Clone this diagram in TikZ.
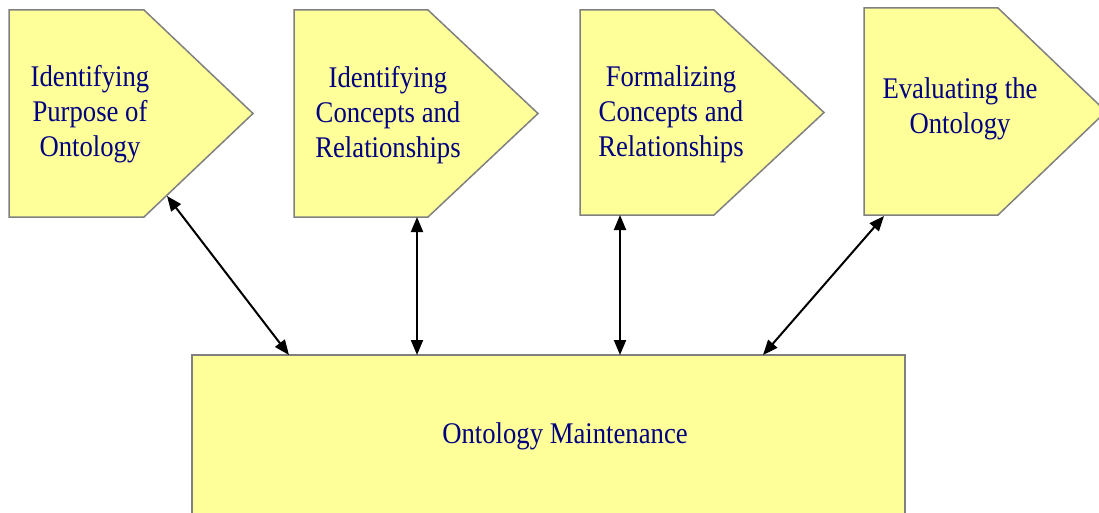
\documentclass[tikz,border=0pt]{standalone}
\usepackage{fontspec}
\setmainfont{Liberation Serif}
\newfontfamily\stagefont[FakeStretch=0.89]{Liberation Serif}
\usetikzlibrary{arrows.meta}
\definecolor{stagefill}{HTML}{FFFF99}
\definecolor{stageline}{HTML}{808080}
\definecolor{stageink}{HTML}{000080}
\begin{document}
\begin{tikzpicture}[x=1pt,y=-1pt,
  stagebox/.style={fill=stagefill, draw=stageline, line width=1.5pt, line join=miter},
  stagetext/.style={text=stageink, font=\stagefont\fontsize{30}{35}\selectfont, align=center, inner sep=0pt},
  link/.style={draw=black, line width=2pt,
    {Triangle[length=15pt,width=12pt]}-{Triangle[length=15pt,width=12pt]}}]
  \useasboundingbox (0,0) rectangle (1099,513);
  \clip (0,0) rectangle (1099,513);

  % process stages (pentagon arrows)
  \draw[stagebox] (9,10) -- (144,10) -- (253,113.5) -- (144,217) -- (9,217) -- cycle;
  \draw[stagebox] (294,10) -- (428,10) -- (538,113.5) -- (428,217) -- (294,217) -- cycle;
  \draw[stagebox] (580,10) -- (714,10) -- (824,112.5) -- (714,215) -- (580,215) -- cycle;
  \draw[stagebox] (864,8) -- (998,8) -- (1106,111.5) -- (998,215) -- (864,215) -- cycle;

  \node[stagetext] (s1) at (90,114) {Identifying\\Purpose of\\Ontology};
  \node[stagetext] (s2) at (388,115) {Identifying\\Concepts and\\Relationships};
  \node[stagetext] (s3) at (671,114) {Formalizing\\Concepts and\\Relationships};
  \node[stagetext] (s4) at (960,109) {Evaluating the\\Ontology};

  % maintenance block
  \draw[stagebox] (192,355) rectangle (905,530);
  \node[stagetext] (m) at (565,436) {Ontology Maintenance};

  % connector end points
  \coordinate (a1) at (167,196);
  \coordinate (b1) at (289,355);
  \coordinate (a2) at (417,217);
  \coordinate (b2) at (417,355);
  \coordinate (a3) at (620,215);
  \coordinate (b3) at (620,355);
  \coordinate (a4) at (884,216);
  \coordinate (b4) at (763,355);

  \draw[link] (a1) -- (b1);
  \draw[link] (a2) -- (b2);
  \draw[link] (a3) -- (b3);
  \draw[link] (a4) -- (b4);
\end{tikzpicture}
\end{document}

What is required:
Go from the first line of the data above to the line containing "(b4) at (763,355);" and retype exactly those lines, both included, but none of the pictures.

Finished exercise:
Clone this diagram in TikZ.
\documentclass[tikz,border=0pt]{standalone}
\usepackage{fontspec}
\setmainfont{Liberation Serif}
\newfontfamily\stagefont[FakeStretch=0.89]{Liberation Serif}
\usetikzlibrary{arrows.meta}
\definecolor{stagefill}{HTML}{FFFF99}
\definecolor{stageline}{HTML}{808080}
\definecolor{stageink}{HTML}{000080}
\begin{document}
\begin{tikzpicture}[x=1pt,y=-1pt,
  stagebox/.style={fill=stagefill, draw=stageline, line width=1.5pt, line join=miter},
  stagetext/.style={text=stageink, font=\stagefont\fontsize{30}{35}\selectfont, align=center, inner sep=0pt},
  link/.style={draw=black, line width=2pt,
    {Triangle[length=15pt,width=12pt]}-{Triangle[length=15pt,width=12pt]}}]
  \useasboundingbox (0,0) rectangle (1099,513);
  \clip (0,0) rectangle (1099,513);

  % process stages (pentagon arrows)
  \draw[stagebox] (9,10) -- (144,10) -- (253,113.5) -- (144,217) -- (9,217) -- cycle;
  \draw[stagebox] (294,10) -- (428,10) -- (538,113.5) -- (428,217) -- (294,217) -- cycle;
  \draw[stagebox] (580,10) -- (714,10) -- (824,112.5) -- (714,215) -- (580,215) -- cycle;
  \draw[stagebox] (864,8) -- (998,8) -- (1106,111.5) -- (998,215) -- (864,215) -- cycle;

  \node[stagetext] (s1) at (90,114) {Identifying\\Purpose of\\Ontology};
  \node[stagetext] (s2) at (388,115) {Identifying\\Concepts and\\Relationships};
  \node[stagetext] (s3) at (671,114) {Formalizing\\Concepts and\\Relationships};
  \node[stagetext] (s4) at (960,109) {Evaluating the\\Ontology};

  % maintenance block
  \draw[stagebox] (192,355) rectangle (905,530);
  \node[stagetext] (m) at (565,436) {Ontology Maintenance};

  % connector end points
  \coordinate (a1) at (167,196);
  \coordinate (b1) at (289,355);
  \coordinate (a2) at (417,217);
  \coordinate (b2) at (417,355);
  \coordinate (a3) at (620,215);
  \coordinate (b3) at (620,355);
  \coordinate (a4) at (884,216);
  \coordinate (b4) at (763,355);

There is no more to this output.